Effects of specific inhibitors on the coordination of the concentrations of ribulose-bisphosphate-carboxylase subunits and their corresponding mRNAs in the alga Chlorogonium

Abstract

Investigations were carried out on the effects of inhibitors of transcription and translation on the concentrations of the subunits of the plastid enzyme ribulose-1,5-bisphosphate carboxylase/oxygenase (RuBPCase) and their corresponding mRNAs in the unicellular green alga Chlorogonium elongatum Dangeard.

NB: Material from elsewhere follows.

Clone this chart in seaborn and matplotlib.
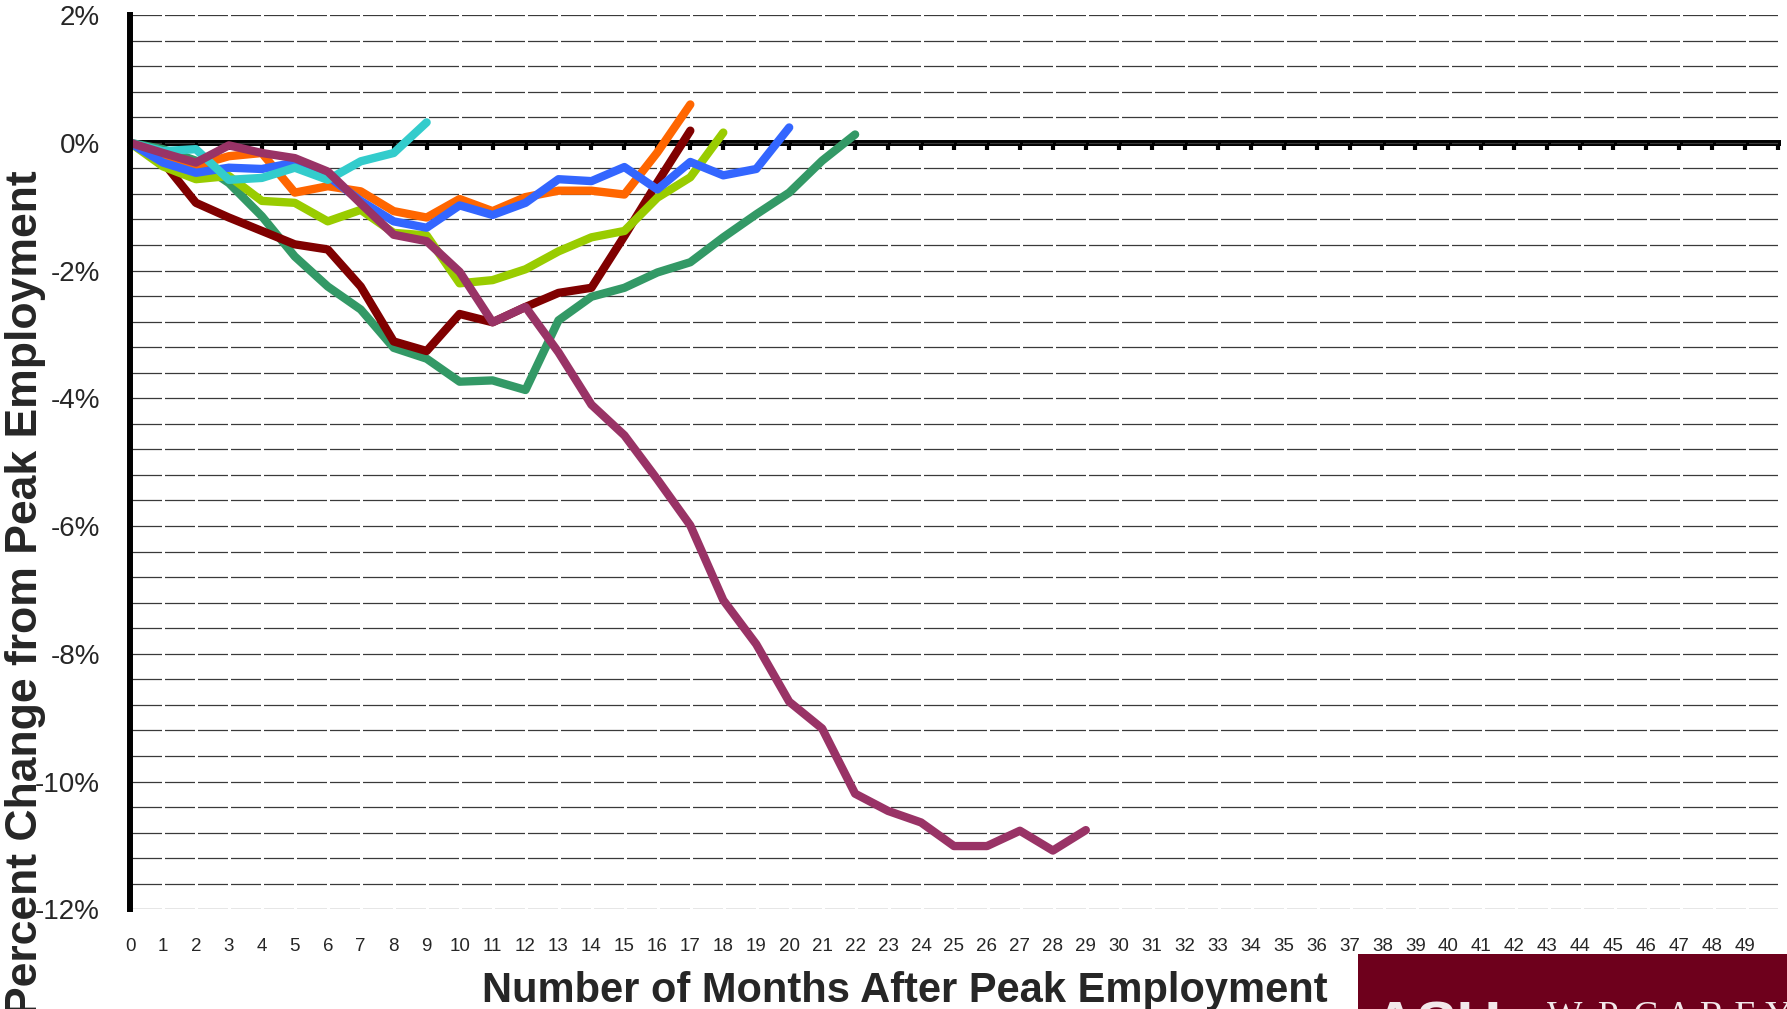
import pandas as pd
import seaborn as sns
import matplotlib.pyplot as plt
from matplotlib.patches import Rectangle
from matplotlib.ticker import MultipleLocator

# months after peak, 0..49 on the category axis
months = list(range(50))
ytick_vals = [2, 0, -2, -4, -6, -8, -10, -12]
ytick_labels = ['2%', '0%', '-2%', '-4%', '-6%', '-8%', '-10%', '-12%']

# percent change from peak employment
cyan_vals = [0, -0.13, -0.10, -0.58, -0.55, -0.39, -0.58, -0.29, -0.16, 0.32]
orange_vals = [0, -0.20, -0.36, -0.21, -0.16, -0.78, -0.68, -0.76, -1.07, -1.17,
               -0.88, -1.07, -0.85, -0.75, -0.75, -0.81, -0.15, 0.60]
blue_vals = [0, -0.31, -0.47, -0.39, -0.41, -0.31, -0.52, -0.91, -1.23, -1.33,
             -0.98, -1.13, -0.94, -0.57, -0.60, -0.38, -0.73, -0.30, -0.51, -0.41, 0.24]
lime_vals = [0, -0.37, -0.57, -0.52, -0.91, -0.94, -1.23, -1.05, -1.41, -1.45,
             -2.20, -2.15, -1.98, -1.70, -1.48, -1.38, -0.86, -0.54, 0.16]
darkred_vals = [0, -0.30, -0.94, -1.17, -1.38, -1.59, -1.67, -2.25, -3.11, -3.26,
                -2.68, -2.81, -2.57, -2.35, -2.27, -1.46, -0.62, 0.19]
green_vals = [0, -0.10, -0.28, -0.63, -1.15, -1.78, -2.25, -2.61, -3.21, -3.38,
              -3.74, -3.72, -3.87, -2.78, -2.41, -2.27, -2.03, -1.87, -1.48, -1.12,
              -0.78, -0.28, 0.13]
purple_vals = [0, -0.16, -0.31, -0.04, -0.16, -0.24, -0.45, -0.95, -1.44, -1.54,
               -2.02, -2.81, -2.57, -3.28, -4.10, -4.58, -5.27, -5.99, -7.16, -7.85,
               -8.75, -9.17, -10.19, -10.46, -10.64, -11.01, -11.01, -10.77, -11.08, -10.76]

series = {
    'green': green_vals,
    'darkred': darkred_vals,
    'lime': lime_vals,
    'orange': orange_vals,
    'blue': blue_vals,
    'cyan': cyan_vals,
    'purple': purple_vals,
}
palette = {
    'green': '#339966',
    'darkred': '#800000',
    'lime': '#99CC00',
    'orange': '#FF6600',
    'blue': '#3366FF',
    'cyan': '#33CCCC',
    'purple': '#993366',
}

rows = []
for name, vals in series.items():
    for m, v in zip(months, vals):
        rows.append({'month': m, 'pct': v, 'series': name})
df = pd.DataFrame(rows)

sns.set_style('white')
plt.rcParams['font.family'] = ['Liberation Sans', 'DejaVu Sans']

fig = plt.figure(figsize=(17.87, 10.09), dpi=100)
ax = fig.add_axes([0.07275, 0.0988, 0.9222, 0.8863])

sns.lineplot(
    ax=ax,
    data=df,
    x='month',
    y='pct',
    hue='series',
    hue_order=list(series.keys()),
    palette=palette,
    sort=False,
    estimator=None,
    legend=False,
    lw=6.0,
)
for line in ax.get_lines():
    line.set_linewidth(6.0)
    line.set_solid_capstyle('round')
    line.set_solid_joinstyle('round')

ax.set_xlim(0, 50)
ax.set_ylim(-12, 2)
ax.set_xlabel('')
ax.set_ylabel('')

ax.set_xticks(months)
ax.set_xticklabels([str(m) for m in months])
ax.set_yticks(ytick_vals)
ax.set_yticklabels(ytick_labels)
ax.yaxis.set_minor_locator(MultipleLocator(0.4))

ax.set_axisbelow(True)
ax.grid(False)
ax.grid(True, axis='y', which='both', color='#3a3a3a', linewidth=0.9,
        linestyle=(25.2, (24, 2.4)))

for side in ['top', 'right', 'bottom']:
    ax.spines[side].set_visible(False)
ax.spines['left'].set_linewidth(4.3)
ax.spines['left'].set_color('black')

# the thick 0% axis line with its small month ticks
sec = ax.secondary_xaxis(12 / 14)
sec.set_xticks(list(range(51)))
sec.tick_params(axis='x', direction='in', length=5, width=3, color='black',
                labeltop=False, labelbottom=False)
for sp in sec.spines.values():
    sp.set_linewidth(4.3)
    sp.set_color('black')

ax.tick_params(axis='y', which='major', direction='out', length=7.2, width=2.2,
               pad=14.4, labelsize=20, color='black')
ax.tick_params(axis='y', which='minor', length=0)
ax.xaxis.set_tick_params(which='major', length=0, pad=21, labelsize=13.5)

fig.text(0.003, 0.412, 'Percent Change from Peak Employment', rotation=90,
         fontsize=32, fontweight='bold', ha='left', va='center')
fig.text(0.5065, 0.007, 'Number of Months After Peak Employment',
         fontsize=30, fontweight='bold', ha='center', va='baseline')

# logo block in the lower right corner
fig.add_artist(Rectangle((0.76, 0), 0.24, 0.0545, transform=fig.transFigure,
                         facecolor='#6E001C', edgecolor='none'))
fig.text(0.768, 0.0089, 'ASU', fontsize=44, fontweight='bold', color='#f2e8ea',
         ha='left', va='top')
fig.text(0.8657, 0.0089, 'W. P. C A R E Y', fontsize=27, color='#f2e8ea',
         family=['Liberation Serif', 'DejaVu Serif'], ha='left', va='top')

fig.savefig('out.png', dpi=100)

The light-induced increase of nuclear-coded small-subunit mRNA was strongly inhibited by α-amanitin while the increase of plastid-coded large-subunit mRNA was only weakly affected: Consequently, the mRNAs of the two subunits were present in very different proportions. Nevertheless, the light-induced increase of both subunits was strongly reduced by α-amanitin to the same degree, and hence the ratio of their concentrations was not affected compared with the untreated control cells. The effect of cycloheximide on the subunit mRNAs was similar to but weaker than that of α-amanitin. Again the increases in the subunit levels were strongly inhibited to the same degree. By contrast, rifampicin and chloramphenicol inhibited the light-induced increase of large-subunit mRNA more strongly than that of small-subunit mRNA, but the differences were less distinct than those caused by α-amanitin and cycloheximide. Again, the increase in both subunits was inhibited almost to the same extent. These results - especially those of the α-amanitin experiments - clearly show that the fine coordination of the RuBPCase subunits occurs posttranscriptionally at the level of translation and-or degradation. This conclusion was confirmed by pulse-chase experiments. Inhibition of the synthesis of the large subunits by chloramphenicol resulted - as also found by other authors-in a degradation of excess small subunits in the plastid. On the other hand, inhibition of the concentration of small subunits caused a proportionate reduction in the synthesis of large subunits, but no rapid degradation of large subunits could be detected. Therefore, the fine coordination of both subunits of RuBPCase is achieved by the degradation of an excess of small subunits, while the level of large subunits is adapted to the small subunit concentration, probably by adjustment of translation of the large-subunit mRNA. Furthermore, our experiments with α-amanitin and cycloheximide allow us to conclude that in the blue-light induction of large-subunit mRNA in the plastid the nucleocytoplasmic compartment is not directly involved.